-- START Given data --

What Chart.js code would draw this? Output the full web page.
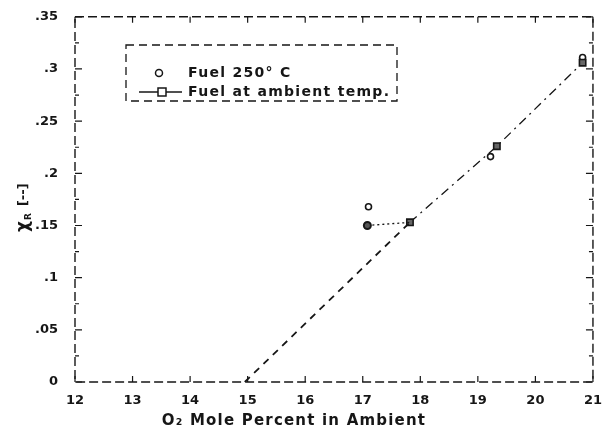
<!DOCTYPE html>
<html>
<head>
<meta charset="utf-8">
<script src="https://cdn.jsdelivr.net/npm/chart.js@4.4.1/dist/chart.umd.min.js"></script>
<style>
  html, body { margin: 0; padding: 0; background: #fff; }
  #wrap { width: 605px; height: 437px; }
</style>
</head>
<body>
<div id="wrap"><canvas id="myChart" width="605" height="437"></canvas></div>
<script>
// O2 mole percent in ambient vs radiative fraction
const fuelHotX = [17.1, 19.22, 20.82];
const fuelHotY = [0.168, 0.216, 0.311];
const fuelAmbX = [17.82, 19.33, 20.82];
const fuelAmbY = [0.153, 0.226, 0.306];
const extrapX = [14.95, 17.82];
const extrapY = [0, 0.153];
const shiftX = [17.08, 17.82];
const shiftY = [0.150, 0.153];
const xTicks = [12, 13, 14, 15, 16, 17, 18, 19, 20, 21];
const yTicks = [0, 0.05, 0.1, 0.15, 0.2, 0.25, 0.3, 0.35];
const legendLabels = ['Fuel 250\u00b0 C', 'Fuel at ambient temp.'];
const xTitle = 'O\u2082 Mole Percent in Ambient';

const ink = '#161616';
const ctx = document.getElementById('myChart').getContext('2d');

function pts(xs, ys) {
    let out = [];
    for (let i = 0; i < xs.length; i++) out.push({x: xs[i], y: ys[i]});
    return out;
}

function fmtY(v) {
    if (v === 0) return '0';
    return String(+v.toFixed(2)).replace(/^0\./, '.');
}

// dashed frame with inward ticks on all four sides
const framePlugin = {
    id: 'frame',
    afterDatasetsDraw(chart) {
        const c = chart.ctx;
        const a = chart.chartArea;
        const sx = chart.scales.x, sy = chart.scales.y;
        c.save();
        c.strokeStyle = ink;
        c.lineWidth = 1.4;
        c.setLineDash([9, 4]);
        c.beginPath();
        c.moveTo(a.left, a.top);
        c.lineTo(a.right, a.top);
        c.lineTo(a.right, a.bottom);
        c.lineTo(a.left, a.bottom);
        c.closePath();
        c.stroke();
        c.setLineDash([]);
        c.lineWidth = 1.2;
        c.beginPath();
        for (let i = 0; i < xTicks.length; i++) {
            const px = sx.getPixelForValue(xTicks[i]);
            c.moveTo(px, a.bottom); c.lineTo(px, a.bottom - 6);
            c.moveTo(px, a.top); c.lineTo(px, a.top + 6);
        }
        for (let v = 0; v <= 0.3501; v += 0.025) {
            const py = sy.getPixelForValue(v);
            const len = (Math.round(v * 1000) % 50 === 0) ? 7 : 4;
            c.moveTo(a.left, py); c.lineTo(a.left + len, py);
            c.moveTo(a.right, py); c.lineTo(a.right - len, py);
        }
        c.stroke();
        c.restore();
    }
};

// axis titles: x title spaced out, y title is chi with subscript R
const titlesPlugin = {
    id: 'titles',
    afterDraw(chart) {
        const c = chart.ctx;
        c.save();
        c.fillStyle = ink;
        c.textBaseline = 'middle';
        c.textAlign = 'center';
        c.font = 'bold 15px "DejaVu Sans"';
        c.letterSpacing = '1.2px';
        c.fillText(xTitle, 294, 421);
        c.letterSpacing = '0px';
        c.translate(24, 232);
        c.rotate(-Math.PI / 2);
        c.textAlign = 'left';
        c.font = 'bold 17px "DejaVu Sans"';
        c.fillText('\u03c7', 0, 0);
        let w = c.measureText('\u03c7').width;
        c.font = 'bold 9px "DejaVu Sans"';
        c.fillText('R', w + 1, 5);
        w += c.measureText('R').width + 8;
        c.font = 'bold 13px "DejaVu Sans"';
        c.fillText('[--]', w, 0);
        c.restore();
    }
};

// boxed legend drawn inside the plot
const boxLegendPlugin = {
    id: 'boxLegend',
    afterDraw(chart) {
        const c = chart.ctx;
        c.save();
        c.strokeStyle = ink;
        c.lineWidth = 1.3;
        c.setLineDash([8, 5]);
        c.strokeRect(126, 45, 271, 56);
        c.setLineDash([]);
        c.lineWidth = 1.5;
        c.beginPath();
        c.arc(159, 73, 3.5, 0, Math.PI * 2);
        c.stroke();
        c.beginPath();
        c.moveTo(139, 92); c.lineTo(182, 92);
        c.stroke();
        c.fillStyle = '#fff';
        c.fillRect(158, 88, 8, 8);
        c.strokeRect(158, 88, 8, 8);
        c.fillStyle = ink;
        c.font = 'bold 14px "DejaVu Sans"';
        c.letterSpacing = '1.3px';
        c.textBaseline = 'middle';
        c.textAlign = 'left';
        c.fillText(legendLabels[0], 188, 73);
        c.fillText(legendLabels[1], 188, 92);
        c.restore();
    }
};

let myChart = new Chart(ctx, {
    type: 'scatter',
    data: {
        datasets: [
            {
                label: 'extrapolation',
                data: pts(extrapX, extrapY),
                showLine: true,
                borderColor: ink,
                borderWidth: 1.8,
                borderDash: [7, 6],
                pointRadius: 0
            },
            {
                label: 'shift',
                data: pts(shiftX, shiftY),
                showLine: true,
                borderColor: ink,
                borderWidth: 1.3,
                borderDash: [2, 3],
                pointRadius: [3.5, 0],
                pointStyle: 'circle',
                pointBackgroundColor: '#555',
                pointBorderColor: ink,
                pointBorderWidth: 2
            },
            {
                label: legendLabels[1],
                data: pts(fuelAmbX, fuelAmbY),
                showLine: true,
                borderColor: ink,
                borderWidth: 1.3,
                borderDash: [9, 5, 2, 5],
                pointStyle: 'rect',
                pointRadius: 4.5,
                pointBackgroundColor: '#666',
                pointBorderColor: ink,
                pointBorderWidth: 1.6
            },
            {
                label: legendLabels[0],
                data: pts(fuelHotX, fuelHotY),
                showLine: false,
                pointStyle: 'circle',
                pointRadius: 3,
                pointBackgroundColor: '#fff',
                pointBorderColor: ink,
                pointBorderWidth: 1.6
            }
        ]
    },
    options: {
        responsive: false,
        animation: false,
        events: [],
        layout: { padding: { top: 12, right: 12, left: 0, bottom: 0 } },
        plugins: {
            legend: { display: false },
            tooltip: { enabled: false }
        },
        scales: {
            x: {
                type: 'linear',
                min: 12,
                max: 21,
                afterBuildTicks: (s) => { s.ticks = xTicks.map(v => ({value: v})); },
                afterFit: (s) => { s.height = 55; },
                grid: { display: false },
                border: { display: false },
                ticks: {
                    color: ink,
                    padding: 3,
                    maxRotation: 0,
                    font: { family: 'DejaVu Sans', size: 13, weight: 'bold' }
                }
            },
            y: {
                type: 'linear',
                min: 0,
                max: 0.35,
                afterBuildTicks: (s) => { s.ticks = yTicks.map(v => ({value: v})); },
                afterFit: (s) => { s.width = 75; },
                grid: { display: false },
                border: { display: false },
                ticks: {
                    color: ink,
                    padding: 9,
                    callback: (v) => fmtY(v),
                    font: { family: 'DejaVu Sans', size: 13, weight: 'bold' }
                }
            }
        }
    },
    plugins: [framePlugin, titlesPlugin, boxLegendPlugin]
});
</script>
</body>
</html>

-- END Given data --

Do not include the images; transcribe the rest of the listing exactly.

What Chart.js code would draw this? Output the full web page.
<!DOCTYPE html>
<html>
<head>
<meta charset="utf-8">
<script src="https://cdn.jsdelivr.net/npm/chart.js@4.4.1/dist/chart.umd.min.js"></script>
<style>
  html, body { margin: 0; padding: 0; background: #fff; }
  #wrap { width: 605px; height: 437px; }
</style>
</head>
<body>
<div id="wrap"><canvas id="myChart" width="605" height="437"></canvas></div>
<script>
// O2 mole percent in ambient vs radiative fraction
const fuelHotX = [17.1, 19.22, 20.82];
const fuelHotY = [0.168, 0.216, 0.311];
const fuelAmbX = [17.82, 19.33, 20.82];
const fuelAmbY = [0.153, 0.226, 0.306];
const extrapX = [14.95, 17.82];
const extrapY = [0, 0.153];
const shiftX = [17.08, 17.82];
const shiftY = [0.150, 0.153];
const xTicks = [12, 13, 14, 15, 16, 17, 18, 19, 20, 21];
const yTicks = [0, 0.05, 0.1, 0.15, 0.2, 0.25, 0.3, 0.35];
const legendLabels = ['Fuel 250\u00b0 C', 'Fuel at ambient temp.'];
const xTitle = 'O\u2082 Mole Percent in Ambient';

const ink = '#161616';
const ctx = document.getElementById('myChart').getContext('2d');

function pts(xs, ys) {
    let out = [];
    for (let i = 0; i < xs.length; i++) out.push({x: xs[i], y: ys[i]});
    return out;
}

function fmtY(v) {
    if (v === 0) return '0';
    return String(+v.toFixed(2)).replace(/^0\./, '.');
}

// dashed frame with inward ticks on all four sides
const framePlugin = {
    id: 'frame',
    afterDatasetsDraw(chart) {
        const c = chart.ctx;
        const a = chart.chartArea;
        const sx = chart.scales.x, sy = chart.scales.y;
        c.save();
        c.strokeStyle = ink;
        c.lineWidth = 1.4;
        c.setLineDash([9, 4]);
        c.beginPath();
        c.moveTo(a.left, a.top);
        c.lineTo(a.right, a.top);
        c.lineTo(a.right, a.bottom);
        c.lineTo(a.left, a.bottom);
        c.closePath();
        c.stroke();
        c.setLineDash([]);
        c.lineWidth = 1.2;
        c.beginPath();
        for (let i = 0; i < xTicks.length; i++) {
            const px = sx.getPixelForValue(xTicks[i]);
            c.moveTo(px, a.bottom); c.lineTo(px, a.bottom - 6);
            c.moveTo(px, a.top); c.lineTo(px, a.top + 6);
        }
        for (let v = 0; v <= 0.3501; v += 0.025) {
            const py = sy.getPixelForValue(v);
            const len = (Math.round(v * 1000) % 50 === 0) ? 7 : 4;
            c.moveTo(a.left, py); c.lineTo(a.left + len, py);
            c.moveTo(a.right, py); c.lineTo(a.right - len, py);
        }
        c.stroke();
        c.restore();
    }
};

// axis titles: x title spaced out, y title is chi with subscript R
const titlesPlugin = {
    id: 'titles',
    afterDraw(chart) {
        const c = chart.ctx;
        c.save();
        c.fillStyle = ink;
        c.textBaseline = 'middle';
        c.textAlign = 'center';
        c.font = 'bold 15px "DejaVu Sans"';
        c.letterSpacing = '1.2px';
        c.fillText(xTitle, 294, 421);
        c.letterSpacing = '0px';
        c.translate(24, 232);
        c.rotate(-Math.PI / 2);
        c.textAlign = 'left';
        c.font = 'bold 17px "DejaVu Sans"';
        c.fillText('\u03c7', 0, 0);
        let w = c.measureText('\u03c7').width;
        c.font = 'bold 9px "DejaVu Sans"';
        c.fillText('R', w + 1, 5);
        w += c.measureText('R').width + 8;
        c.font = 'bold 13px "DejaVu Sans"';
        c.fillText('[--]', w, 0);
        c.restore();
    }
};

// boxed legend drawn inside the plot
const boxLegendPlugin = {
    id: 'boxLegend',
    afterDraw(chart) {
        const c = chart.ctx;
        c.save();
        c.strokeStyle = ink;
        c.lineWidth = 1.3;
        c.setLineDash([8, 5]);
        c.strokeRect(126, 45, 271, 56);
        c.setLineDash([]);
        c.lineWidth = 1.5;
        c.beginPath();
        c.arc(159, 73, 3.5, 0, Math.PI * 2);
        c.stroke();
        c.beginPath();
        c.moveTo(139, 92); c.lineTo(182, 92);
        c.stroke();
        c.fillStyle = '#fff';
        c.fillRect(158, 88, 8, 8);
        c.strokeRect(158, 88, 8, 8);
        c.fillStyle = ink;
        c.font = 'bold 14px "DejaVu Sans"';
        c.letterSpacing = '1.3px';
        c.textBaseline = 'middle';
        c.textAlign = 'left';
        c.fillText(legendLabels[0], 188, 73);
        c.fillText(legendLabels[1], 188, 92);
        c.restore();
    }
};

let myChart = new Chart(ctx, {
    type: 'scatter',
    data: {
        datasets: [
            {
                label: 'extrapolation',
                data: pts(extrapX, extrapY),
                showLine: true,
                borderColor: ink,
                borderWidth: 1.8,
                borderDash: [7, 6],
                pointRadius: 0
            },
            {
                label: 'shift',
                data: pts(shiftX, shiftY),
                showLine: true,
                borderColor: ink,
                borderWidth: 1.3,
                borderDash: [2, 3],
                pointRadius: [3.5, 0],
                pointStyle: 'circle',
                pointBackgroundColor: '#555',
                pointBorderColor: ink,
                pointBorderWidth: 2
            },
            {
                label: legendLabels[1],
                data: pts(fuelAmbX, fuelAmbY),
                showLine: true,
                borderColor: ink,
                borderWidth: 1.3,
                borderDash: [9, 5, 2, 5],
                pointStyle: 'rect',
                pointRadius: 4.5,
                pointBackgroundColor: '#666',
                pointBorderColor: ink,
                pointBorderWidth: 1.6
            },
            {
                label: legendLabels[0],
                data: pts(fuelHotX, fuelHotY),
                showLine: false,
                pointStyle: 'circle',
                pointRadius: 3,
                pointBackgroundColor: '#fff',
                pointBorderColor: ink,
                pointBorderWidth: 1.6
            }
        ]
    },
    options: {
        responsive: false,
        animation: false,
        events: [],
        layout: { padding: { top: 12, right: 12, left: 0, bottom: 0 } },
        plugins: {
            legend: { display: false },
            tooltip: { enabled: false }
        },
        scales: {
            x: {
                type: 'linear',
                min: 12,
                max: 21,
                afterBuildTicks: (s) => { s.ticks = xTicks.map(v => ({value: v})); },
                afterFit: (s) => { s.height = 55; },
                grid: { display: false },
                border: { display: false },
                ticks: {
                    color: ink,
                    padding: 3,
                    maxRotation: 0,
                    font: { family: 'DejaVu Sans', size: 13, weight: 'bold' }
                }
            },
            y: {
                type: 'linear',
                min: 0,
                max: 0.35,
                afterBuildTicks: (s) => { s.ticks = yTicks.map(v => ({value: v})); },
                afterFit: (s) => { s.width = 75; },
                grid: { display: false },
                border: { display: false },
                ticks: {
                    color: ink,
                    padding: 9,
                    callback: (v) => fmtY(v),
                    font: { family: 'DejaVu Sans', size: 13, weight: 'bold' }
                }
            }
        }
    },
    plugins: [framePlugin, titlesPlugin, boxLegendPlugin]
});
</script>
</body>
</html>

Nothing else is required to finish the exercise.